-- start --
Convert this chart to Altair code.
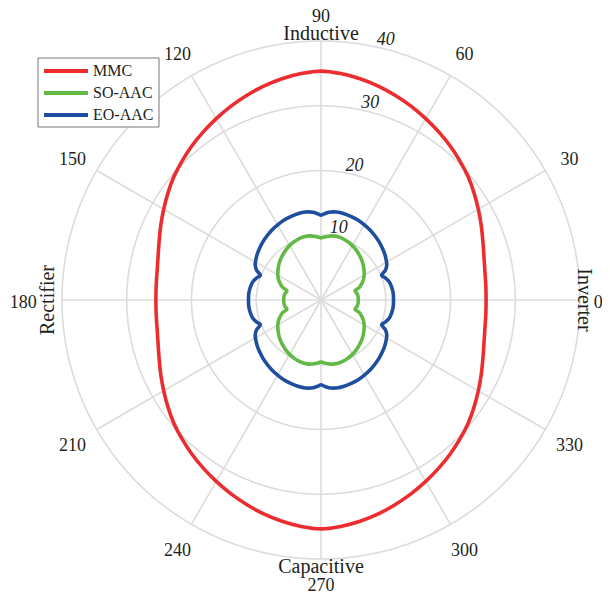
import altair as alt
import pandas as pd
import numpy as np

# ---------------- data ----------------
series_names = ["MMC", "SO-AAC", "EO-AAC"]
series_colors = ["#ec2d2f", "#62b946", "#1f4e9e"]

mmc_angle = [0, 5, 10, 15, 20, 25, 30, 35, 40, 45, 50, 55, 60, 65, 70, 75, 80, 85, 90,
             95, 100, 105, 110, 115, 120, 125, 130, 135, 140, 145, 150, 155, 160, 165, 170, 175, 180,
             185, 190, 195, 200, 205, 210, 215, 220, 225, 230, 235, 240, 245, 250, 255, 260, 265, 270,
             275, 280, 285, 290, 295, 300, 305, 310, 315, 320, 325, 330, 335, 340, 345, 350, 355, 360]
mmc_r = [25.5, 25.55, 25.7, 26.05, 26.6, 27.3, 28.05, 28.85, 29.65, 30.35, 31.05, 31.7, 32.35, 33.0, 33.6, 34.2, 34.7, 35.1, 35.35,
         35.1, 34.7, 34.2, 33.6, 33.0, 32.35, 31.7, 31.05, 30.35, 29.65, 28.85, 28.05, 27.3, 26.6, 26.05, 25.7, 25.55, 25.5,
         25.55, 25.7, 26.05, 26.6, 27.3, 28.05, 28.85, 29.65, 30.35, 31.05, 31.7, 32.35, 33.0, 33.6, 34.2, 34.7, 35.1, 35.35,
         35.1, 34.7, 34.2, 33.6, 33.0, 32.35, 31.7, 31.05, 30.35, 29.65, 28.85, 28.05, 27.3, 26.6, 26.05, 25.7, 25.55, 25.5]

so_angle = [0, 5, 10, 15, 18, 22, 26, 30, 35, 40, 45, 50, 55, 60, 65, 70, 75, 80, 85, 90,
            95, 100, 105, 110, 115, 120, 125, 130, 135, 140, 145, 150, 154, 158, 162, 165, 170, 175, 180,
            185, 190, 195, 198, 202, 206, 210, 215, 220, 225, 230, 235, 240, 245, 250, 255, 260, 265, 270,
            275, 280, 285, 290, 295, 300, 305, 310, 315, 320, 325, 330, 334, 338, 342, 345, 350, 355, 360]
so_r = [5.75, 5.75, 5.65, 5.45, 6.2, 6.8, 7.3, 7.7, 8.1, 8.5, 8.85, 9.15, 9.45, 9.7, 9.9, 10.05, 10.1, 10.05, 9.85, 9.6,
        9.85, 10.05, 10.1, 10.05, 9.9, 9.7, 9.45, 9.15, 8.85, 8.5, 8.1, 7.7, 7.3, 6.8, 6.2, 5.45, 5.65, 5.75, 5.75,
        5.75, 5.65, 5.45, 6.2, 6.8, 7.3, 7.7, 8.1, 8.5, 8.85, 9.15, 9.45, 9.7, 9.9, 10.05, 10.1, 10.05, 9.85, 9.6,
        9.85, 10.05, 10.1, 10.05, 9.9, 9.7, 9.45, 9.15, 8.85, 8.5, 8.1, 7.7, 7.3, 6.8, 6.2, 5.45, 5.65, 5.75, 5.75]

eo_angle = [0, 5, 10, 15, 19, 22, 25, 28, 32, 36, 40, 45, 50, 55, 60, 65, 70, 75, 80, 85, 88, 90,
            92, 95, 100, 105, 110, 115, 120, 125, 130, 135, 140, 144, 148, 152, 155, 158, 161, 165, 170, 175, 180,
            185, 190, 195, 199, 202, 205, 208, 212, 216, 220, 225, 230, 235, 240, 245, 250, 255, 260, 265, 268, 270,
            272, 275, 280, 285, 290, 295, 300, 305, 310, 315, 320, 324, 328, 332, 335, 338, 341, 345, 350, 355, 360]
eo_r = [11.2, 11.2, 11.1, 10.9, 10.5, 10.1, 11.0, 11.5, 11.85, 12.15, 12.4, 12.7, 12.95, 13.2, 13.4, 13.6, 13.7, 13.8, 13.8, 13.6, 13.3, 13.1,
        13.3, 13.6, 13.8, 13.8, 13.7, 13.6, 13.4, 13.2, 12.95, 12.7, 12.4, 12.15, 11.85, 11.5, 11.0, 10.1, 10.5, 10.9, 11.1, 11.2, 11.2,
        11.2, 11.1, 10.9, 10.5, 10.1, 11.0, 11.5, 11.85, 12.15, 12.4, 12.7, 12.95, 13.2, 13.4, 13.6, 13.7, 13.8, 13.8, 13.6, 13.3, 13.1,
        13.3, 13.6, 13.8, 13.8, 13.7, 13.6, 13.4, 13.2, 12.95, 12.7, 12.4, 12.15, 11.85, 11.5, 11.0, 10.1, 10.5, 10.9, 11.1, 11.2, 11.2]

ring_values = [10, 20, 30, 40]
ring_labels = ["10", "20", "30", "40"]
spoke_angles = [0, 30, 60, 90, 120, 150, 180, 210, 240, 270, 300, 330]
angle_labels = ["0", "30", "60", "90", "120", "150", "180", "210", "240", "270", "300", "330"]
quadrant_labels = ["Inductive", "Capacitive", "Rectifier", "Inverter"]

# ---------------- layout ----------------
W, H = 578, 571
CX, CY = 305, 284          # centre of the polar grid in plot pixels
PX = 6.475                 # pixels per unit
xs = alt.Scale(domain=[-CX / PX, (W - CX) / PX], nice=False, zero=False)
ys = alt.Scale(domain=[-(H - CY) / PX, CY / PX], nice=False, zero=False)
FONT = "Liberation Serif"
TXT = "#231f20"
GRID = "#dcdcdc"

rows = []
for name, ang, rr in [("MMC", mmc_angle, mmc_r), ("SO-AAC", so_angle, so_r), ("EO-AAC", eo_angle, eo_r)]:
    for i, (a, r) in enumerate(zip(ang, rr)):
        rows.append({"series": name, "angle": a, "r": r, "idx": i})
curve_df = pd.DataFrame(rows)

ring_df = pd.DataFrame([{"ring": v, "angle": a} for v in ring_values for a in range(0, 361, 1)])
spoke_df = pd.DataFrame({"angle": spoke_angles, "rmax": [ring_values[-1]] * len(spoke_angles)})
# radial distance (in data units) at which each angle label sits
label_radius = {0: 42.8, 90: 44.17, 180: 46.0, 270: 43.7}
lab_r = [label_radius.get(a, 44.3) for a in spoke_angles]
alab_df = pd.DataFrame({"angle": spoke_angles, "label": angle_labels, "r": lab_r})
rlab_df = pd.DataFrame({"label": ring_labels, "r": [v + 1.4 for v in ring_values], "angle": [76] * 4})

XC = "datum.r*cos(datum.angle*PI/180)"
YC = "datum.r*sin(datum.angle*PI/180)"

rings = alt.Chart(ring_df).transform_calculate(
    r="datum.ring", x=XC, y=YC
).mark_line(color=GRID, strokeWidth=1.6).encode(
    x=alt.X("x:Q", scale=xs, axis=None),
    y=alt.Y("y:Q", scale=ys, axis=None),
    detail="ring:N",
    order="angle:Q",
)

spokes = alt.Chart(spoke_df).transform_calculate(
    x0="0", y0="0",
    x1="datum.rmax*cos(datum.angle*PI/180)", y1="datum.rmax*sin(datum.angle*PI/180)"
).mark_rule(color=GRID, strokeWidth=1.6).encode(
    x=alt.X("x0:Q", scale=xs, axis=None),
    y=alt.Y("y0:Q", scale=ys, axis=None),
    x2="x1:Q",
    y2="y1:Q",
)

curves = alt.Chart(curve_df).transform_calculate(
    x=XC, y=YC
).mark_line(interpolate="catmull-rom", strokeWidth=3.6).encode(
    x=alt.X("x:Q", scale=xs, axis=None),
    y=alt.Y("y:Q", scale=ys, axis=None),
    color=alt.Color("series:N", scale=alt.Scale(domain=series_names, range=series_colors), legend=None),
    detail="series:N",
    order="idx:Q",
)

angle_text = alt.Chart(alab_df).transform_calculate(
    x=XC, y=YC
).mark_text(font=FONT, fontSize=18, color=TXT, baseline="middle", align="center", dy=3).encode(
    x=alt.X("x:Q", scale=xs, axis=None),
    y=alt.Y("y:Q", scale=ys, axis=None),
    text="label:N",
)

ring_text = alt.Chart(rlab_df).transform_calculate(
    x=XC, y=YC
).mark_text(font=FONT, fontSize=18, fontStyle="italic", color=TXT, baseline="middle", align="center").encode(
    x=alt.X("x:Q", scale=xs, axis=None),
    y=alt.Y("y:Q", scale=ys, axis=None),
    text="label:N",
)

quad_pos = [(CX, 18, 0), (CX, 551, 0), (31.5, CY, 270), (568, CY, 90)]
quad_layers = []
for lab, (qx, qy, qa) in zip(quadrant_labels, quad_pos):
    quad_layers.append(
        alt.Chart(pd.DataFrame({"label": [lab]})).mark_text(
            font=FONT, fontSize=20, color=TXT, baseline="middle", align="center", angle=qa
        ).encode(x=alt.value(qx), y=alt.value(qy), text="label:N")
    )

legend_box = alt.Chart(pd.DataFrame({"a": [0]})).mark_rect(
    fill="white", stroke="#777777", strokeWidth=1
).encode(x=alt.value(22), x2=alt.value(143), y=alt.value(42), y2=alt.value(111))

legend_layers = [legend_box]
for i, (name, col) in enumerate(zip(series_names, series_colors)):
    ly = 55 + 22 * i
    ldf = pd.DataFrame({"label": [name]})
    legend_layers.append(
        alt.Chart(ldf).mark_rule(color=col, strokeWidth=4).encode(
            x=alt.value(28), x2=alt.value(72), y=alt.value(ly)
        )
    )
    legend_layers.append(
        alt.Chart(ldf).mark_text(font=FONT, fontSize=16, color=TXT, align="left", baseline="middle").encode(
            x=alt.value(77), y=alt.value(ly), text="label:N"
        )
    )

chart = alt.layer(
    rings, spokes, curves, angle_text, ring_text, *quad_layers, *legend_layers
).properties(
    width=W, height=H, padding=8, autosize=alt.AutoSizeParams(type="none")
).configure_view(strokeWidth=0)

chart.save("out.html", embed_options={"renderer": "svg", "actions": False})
-- end --
Reproduce exactly the run of lines that opens the listing and closes with the line holding "25.7, 25.55, 25.5]". Pictures are excluded.

Answer to the problem
Convert this chart to Altair code.
import altair as alt
import pandas as pd
import numpy as np

# ---------------- data ----------------
series_names = ["MMC", "SO-AAC", "EO-AAC"]
series_colors = ["#ec2d2f", "#62b946", "#1f4e9e"]

mmc_angle = [0, 5, 10, 15, 20, 25, 30, 35, 40, 45, 50, 55, 60, 65, 70, 75, 80, 85, 90,
             95, 100, 105, 110, 115, 120, 125, 130, 135, 140, 145, 150, 155, 160, 165, 170, 175, 180,
             185, 190, 195, 200, 205, 210, 215, 220, 225, 230, 235, 240, 245, 250, 255, 260, 265, 270,
             275, 280, 285, 290, 295, 300, 305, 310, 315, 320, 325, 330, 335, 340, 345, 350, 355, 360]
mmc_r = [25.5, 25.55, 25.7, 26.05, 26.6, 27.3, 28.05, 28.85, 29.65, 30.35, 31.05, 31.7, 32.35, 33.0, 33.6, 34.2, 34.7, 35.1, 35.35,
         35.1, 34.7, 34.2, 33.6, 33.0, 32.35, 31.7, 31.05, 30.35, 29.65, 28.85, 28.05, 27.3, 26.6, 26.05, 25.7, 25.55, 25.5,
         25.55, 25.7, 26.05, 26.6, 27.3, 28.05, 28.85, 29.65, 30.35, 31.05, 31.7, 32.35, 33.0, 33.6, 34.2, 34.7, 35.1, 35.35,
         35.1, 34.7, 34.2, 33.6, 33.0, 32.35, 31.7, 31.05, 30.35, 29.65, 28.85, 28.05, 27.3, 26.6, 26.05, 25.7, 25.55, 25.5]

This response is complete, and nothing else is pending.